Podríamos preguntarnos, entonces, ¿por qué recordar una fecha tan trágica como lo es el 24 de marzo? Más allá del buen consejo de Goethe, sabemos que el temor al “olvido” y la presencia del “pasado” son procesos simultáneos y en clara tensión. Por ello, en un sentido político, las “cuentas con el pasado”, en términos de responsabilidades, reconocimientos y justicia institucional, se combinan con urgencias éticas y demandas morales, que no siempre son fáciles de resolver por la conflictividad política en los escenarios donde se plantean. Y si no es así, pensemos en las palabras del vicario Baseotto, cuya referencia “…que les cuelguen una piedra al cuello y los tiren al mar…” remite a un pasado que, con esfuerzo institucional y social, se intenta saldar desde hace tiempo.
La responsabilidad institucional frente a acontecimientos traumáticos de carácter político o cuando se trata de profundas catástrofes sociales y de sufrimiento colectivo es fundamental para el sostenimiento de un orden democrático. Sabemos que mientras las catástrofes naturales solidarizan al conjunto social, las sociales desagregan y dividen. El Estado es responsable en primera instancia de reconocer dicha “deuda”, y así ha quedado documentado en la voluntad política del actual gobierno de la Nación al alentar en el Congreso la derogación de las leyes de Obediencia Debida y Punto Final, de convertir la Esma -símbolo del horror de la dictadura- en Museo de la Memoria, completar el conjunto de leyes reparatorias para las víctimas del terrorismo de Estado, extraditar a los genocidas buscados por crímenes de lesa humanidad en otros países, abrir los archivos de las fuerzas de seguridad que actuaron en forma clandestina, eliminar trabas y prebendas para que los responsables de estos crímenes sean juzgados y, en general, dar existencia material a una política pública de derechos humanos en la Argentina.

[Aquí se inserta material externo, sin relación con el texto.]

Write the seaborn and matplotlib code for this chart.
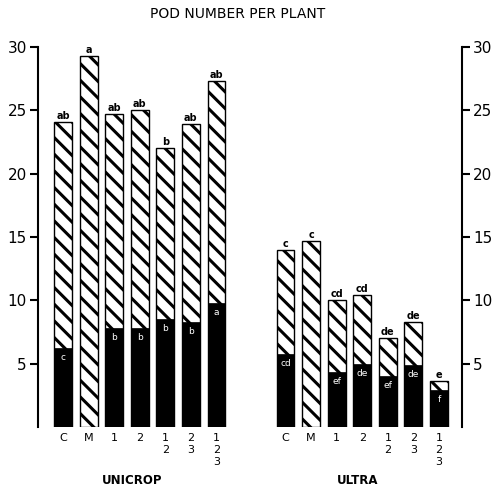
import numpy as np
import pandas as pd
import matplotlib
matplotlib.use("Agg")
import matplotlib.pyplot as plt
import seaborn as sns

# pod number per plant
treatments = ['C', 'M', '1', '2', '1\n2', '2\n3', '1\n2\n3']
unicrop_total = [24.1, 29.3, 24.7, 25.0, 22.0, 23.9, 27.3]
unicrop_black = [6.2, 0.0, 7.8, 7.8, 8.5, 8.3, 9.8]
ultra_total = [14.0, 14.7, 10.05, 10.4, 7.0, 8.3, 3.6]
ultra_black = [5.75, 0.0, 4.35, 5.0, 4.0, 4.9, 2.9]

unicrop_top = ['ab', 'a', 'ab', 'ab', 'b', 'ab', 'ab']
unicrop_in = ['c', '', 'b', 'b', 'b', 'b', 'a']
ultra_top = ['c', 'c', 'cd', 'cd', 'de', 'de', 'e']
ultra_in = ['cd', '', 'ef', 'de', 'ef', 'de', 'f']

sns.set_style("white")
plt.rcParams['font.family'] = ['DejaVu Sans']
plt.rcParams['hatch.linewidth'] = 2.2
plt.rcParams['hatch.color'] = 'black'
plt.rcParams['text.color'] = 'black'
plt.rcParams['xtick.color'] = 'black'
plt.rcParams['ytick.color'] = 'black'

n = len(treatments)
gap = 8.7
xpos = np.concatenate([np.arange(n), np.arange(n) + gap])

df = pd.DataFrame({
    'x': xpos,
    'total': unicrop_total + ultra_total,
    'black': unicrop_black + ultra_black,
    'top': unicrop_top + ultra_top,
    'inner': unicrop_in + ultra_in,
})

fig = plt.figure(figsize=(4.96, 4.87), dpi=100)
ax = fig.add_axes([38 / 496, 60 / 487, 424 / 496, 380 / 487])

sns.barplot(data=df, x='x', y='total', native_scale=True, width=0.7,
            color='white', edgecolor='black', linewidth=1.0,
            errorbar=None, ax=ax)
for p in ax.patches:
    p.set_hatch('\\\\')
    p.set_facecolor('white')
n_hatch = len(ax.patches)
sns.barplot(data=df, x='x', y='black', native_scale=True, width=0.7,
            color='black', edgecolor='black', linewidth=0.5,
            errorbar=None, ax=ax)
for p in ax.patches[n_hatch:]:
    p.set_facecolor('black')

for _, r in df.iterrows():
    ax.text(r.x, r.total + 0.08, r.top, ha='center', va='bottom',
            fontsize=7, fontweight='bold', clip_on=False)
    if r.inner:
        ax.text(r.x, r.black - 0.75, r.inner, ha='center', va='center',
                fontsize=6.5, color='white')

ax.set_xlim(-0.98, 15.6)
ax.set_ylim(0, 30)
ax.set_xticks(xpos)
ax.set_xticklabels(treatments * 2, fontsize=8, linespacing=1.3)
ax.tick_params(axis='x', length=0, pad=4)
ax.set_yticks([5, 10, 15, 20, 25, 30])
ax.tick_params(axis='y', left=True, right=True, labelleft=True, labelright=True,
               length=6, width=1.5, labelsize=11, direction='out', pad=2)
ax.set_xlabel('')
ax.set_ylabel('')
for s in ['top', 'bottom']:
    ax.spines[s].set_visible(False)
for s in ['left', 'right']:
    ax.spines[s].set_linewidth(1.5)
    ax.spines[s].set_color('black')

fig.text(238 / 496, 1 - 14 / 487, 'POD NUMBER PER PLANT', ha='center', va='center',
         fontsize=10)
fig.text(132 / 496, 1 - 480 / 487, 'UNICROP', ha='center', va='center',
         fontsize=8.5, fontweight='bold')
fig.text(358 / 496, 1 - 480 / 487, 'ULTRA', ha='center', va='center',
         fontsize=8.5, fontweight='bold')

fig.savefig('out.png', dpi=100)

Igualmente es sabido que todo esto no alcanza, porque nadie ha podido elaborar un índice estadístico que mida el dolor de una tumba inexistente, que repare la ausencia de un padre o de una madre, que sane el horror de perder la propia identidad, que aliviane la pesada carga de sentirse hasta culpable por haber sobrevivido o consuele la soledad del exilio. Difícilmente pueda algún cientista social o político encontrar una tasa que mida el sufrimiento y aplicar de modo matemático una respuesta para obtener soluciones. Pero a pesar de lo irreparable de todo ello, en esta Argentina hemos comenzado a saldar “cuentas con el pasado” en lo que sí puede y debe hacerse.
No hemos terminado aún y por ello es necesario que la sociedad en su conjunto continúe demandando en este sentido.
Y a aquellos que intenten revivir el pasado y nos amenacen con dar vida a los fantasmas de la historia, habrá que mandarlos a copiar cien veces que esas cosas no se dicen, que esas cosas no se hacen…
(*) Secretaria Nacional de Derechos Humanos, delegación Neuquén.